U.Va. Art Museum Presents 'The Reflected Word: Prints, Drawings and Photographs from the Collection'

Nov. 1, 2006 -- The exhibition, “The Reflected Word: Prints, Drawings and Photographs from the Collection,” will be on display at the University of Virginia Art Museum beginning Saturday, Nov. 4 and running through Thursday, Dec. 21. In the exhibition,  guest curator Stephen Margulies explores the significance of words within works of art and their visual power as part of the image.

Since the invention of writing there has been a kind of love/hate relationship between words and images. And yet words can be seen as drawings — that is, they are graphic in the sense of the original Greek word graphikos. In selecting the artworks in the exhibition Margulies chose works that highlight the questions: Are words, as used in prints, drawings and photographs, mere signs, adding to the much stronger impact of the image? Are they images in addition to their use as signs? Or are they meant to undermine or strengthen the image they accompany?

“The image is a reflection of the word and the word is a reflection of the image — ‘the reflected word’ — to use the phrase of the great American poet Hart Crane,” Margulies said.

Visual artists may subordinate the verbal meaning of the word to its visual impact, or play word and image against each other, or create a kind of dance between them.

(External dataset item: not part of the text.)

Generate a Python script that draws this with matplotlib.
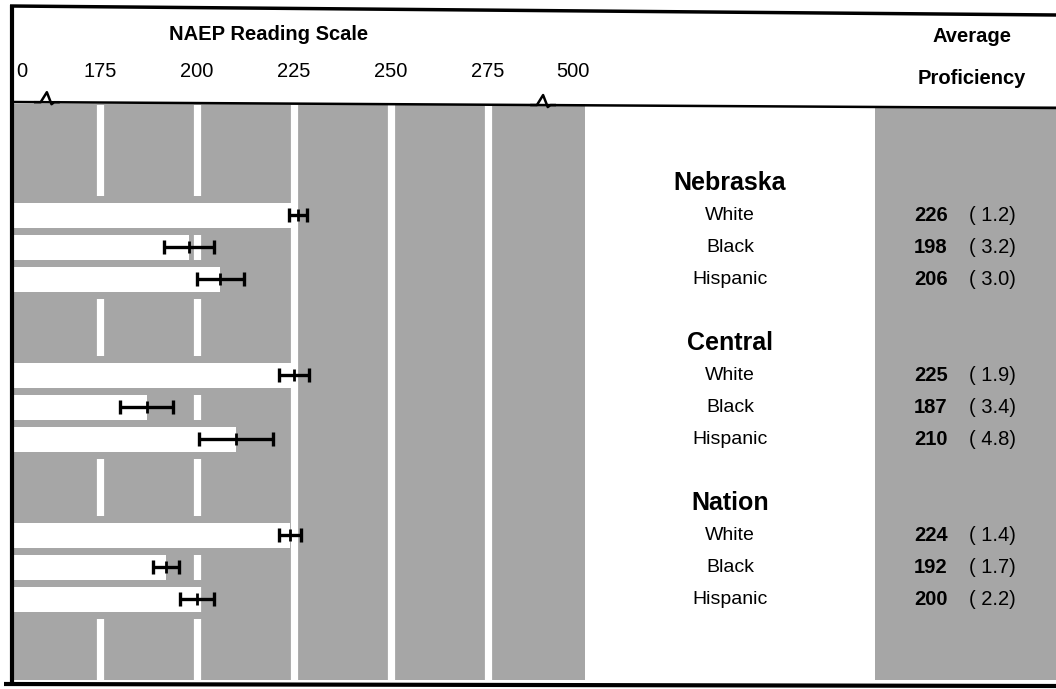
import numpy as np
import matplotlib.pyplot as plt
import matplotlib.transforms as mtransforms
from matplotlib.patches import Rectangle

plt.rcParams['font.family'] = ['Liberation Sans', 'DejaVu Sans']

# data
groups = ['Nebraska', 'Central', 'Nation']
races = ['White', 'Black', 'Hispanic']
avg = np.array([[226, 198, 206],
                [225, 187, 210],
                [224, 192, 200]])
se = np.array([[1.2, 3.2, 3.0],
               [1.9, 3.4, 4.8],
               [1.4, 1.7, 2.2]])
grid_vals = [175, 200, 225, 250, 275]
tick_labels = ['0', '175', '200', '225', '250', '275', '500']

GRAY = '#a6a6a6'
XMIN, XMAX = 151.8, 300.0      # visible part of the (broken) scale
BRK_LO, BRK_HI = 161.3, 289.2  # where the axis breaks are drawn
LBL_LO, LBL_HI = 154.8, 296.9  # where "0" and "500" sit

fig = plt.figure(figsize=(10.56, 6.89), dpi=100)

# background axes in pixel coords
bg = fig.add_axes([0, 0, 1, 1])
bg.set_xlim(0, 1056)
bg.set_ylim(689, 0)
bg.axis('off')
bg.add_patch(Rectangle((10, 104), 575, 576, color=GRAY, lw=0, zorder=0))
bg.add_patch(Rectangle((875, 106), 181, 574, color=GRAY, lw=0, zorder=0))

bg.text(269, 35, 'NAEP Reading Scale', ha='center', va='center',
        fontsize=14.5, fontweight='bold')
bg.text(972, 37, 'Average', ha='center', va='center', fontsize=14.5, fontweight='bold')
bg.text(972, 79, 'Proficiency', ha='center', va='center', fontsize=14.5, fontweight='bold')

# plot axes
ax = fig.add_axes([10 / 1056, 1 - 680 / 689, 575 / 1056, 575 / 689])
ax.set_xlim(XMIN, XMAX)
ax.set_ylim(575 / 32, 0)
ax.patch.set_visible(False)
for s in ax.spines.values():
    s.set_visible(False)
ax.set_yticks([])
ax.xaxis.tick_top()
ax.set_xticks([LBL_LO] + grid_vals + [LBL_HI], tick_labels)
ax.tick_params(axis='x', length=0, pad=17, labelsize=14.5)

for g in grid_vals:
    ax.axvline(g, color='white', lw=5.2, zorder=1)

ys = np.array([[3.45 + 5 * gi + k for k in range(3)] for gi in range(3)])
heads = ys[:, 0] - 1

ax.barh(ys.ravel(), avg.ravel() - XMIN, left=XMIN, height=0.8,
        color='white', lw=0, zorder=2)
# shaded strips between the bars of a group
strips = np.concatenate([ys.ravel() - 0.5, ys[:, -1] + 0.5])
ax.barh(strips, 223.6 - XMIN, left=XMIN, height=0.2, color=GRAY, lw=0, zorder=3)

ax.errorbar(avg.ravel(), ys.ravel(), xerr=2 * se.ravel(), fmt='none',
            ecolor='black', elinewidth=2.4, capsize=5, capthick=2.4, zorder=4)
ax.plot(avg.ravel(), ys.ravel(), '|', color='black', ms=8, mew=2, zorder=5)

# labels and values, x in pixels, y in row units
lt = mtransforms.blended_transform_factory(bg.transData, ax.transData)
for gi, grp in enumerate(groups):
    bg.text(730, heads[gi], grp, transform=lt, ha='center', va='center',
            fontsize=18, fontweight='bold')
    for k, race in enumerate(races):
        bg.text(730, ys[gi, k], race, transform=lt, ha='center', va='center',
                fontsize=14)
        bg.text(931, ys[gi, k], f'{avg[gi, k]}', transform=lt, ha='center',
                va='center', fontsize=14.5, fontweight='bold')
        bg.text(969, ys[gi, k], f'( {se[gi, k]:.1f})', transform=lt, ha='left',
                va='center', fontsize=14.5)

# frame and header rule on top of everything
top = fig.add_axes([0, 0, 1, 1], sharex=bg, sharey=bg)
top.axis('off')
top.patch.set_visible(False)
top.plot([10, 1056], [6, 15], color='black', lw=2.5, solid_capstyle='butt')
top.plot([12, 12], [5, 684], color='black', lw=3, solid_capstyle='butt')
top.plot([4, 1056], [684, 686], color='black', lw=3, solid_capstyle='butt')
top.plot([12, 1056], [102, 108], color='black', lw=1.8)

# axis break marks on the header rule
trans = mtransforms.blended_transform_factory(ax.transData, bg.transData)
for b in (BRK_LO, BRK_HI):
    rule_y = 102 + 6 * (ax.transData.transform((b, 0))[0] - 12) / 1044
    ax.plot([b - 3.0, b - 1.6, b, b + 1.2, b + 1.9, b + 3.0],
            [rule_y, rule_y, rule_y - 10, rule_y + 2, rule_y, rule_y],
            color='black', lw=1.8, transform=trans, clip_on=False, zorder=6)

fig.savefig('out.png', dpi=100)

In the last two hundred years or so, according to Marguiles, Western art has come closer to Asian art in its realization of the reflected word, of the word as a powerful, sometimes independent image.

The exhibition includes prints by Andy Warhol, R. B. Kitaj, Stuart Davis, Howard Finster, Herman Muller, Don Freeman, Georges Braque and Juan Gris; photographs by Walker Evans, Ben Shahn, Eugene Atget and Marion Post Wolcott; and drawings by Larry Rivers, Robert Indiana and Roy De Forest.

In conjunction with the exhibition Margulies will give a Gallery Talk on Saturday, Nov. 4, at 2 p.m., in the museum.

The exhibition is sponsored by Art$.

The museum is open to the public free of charge Tuesday through Sunday, 1 p.m. to 5 p.m.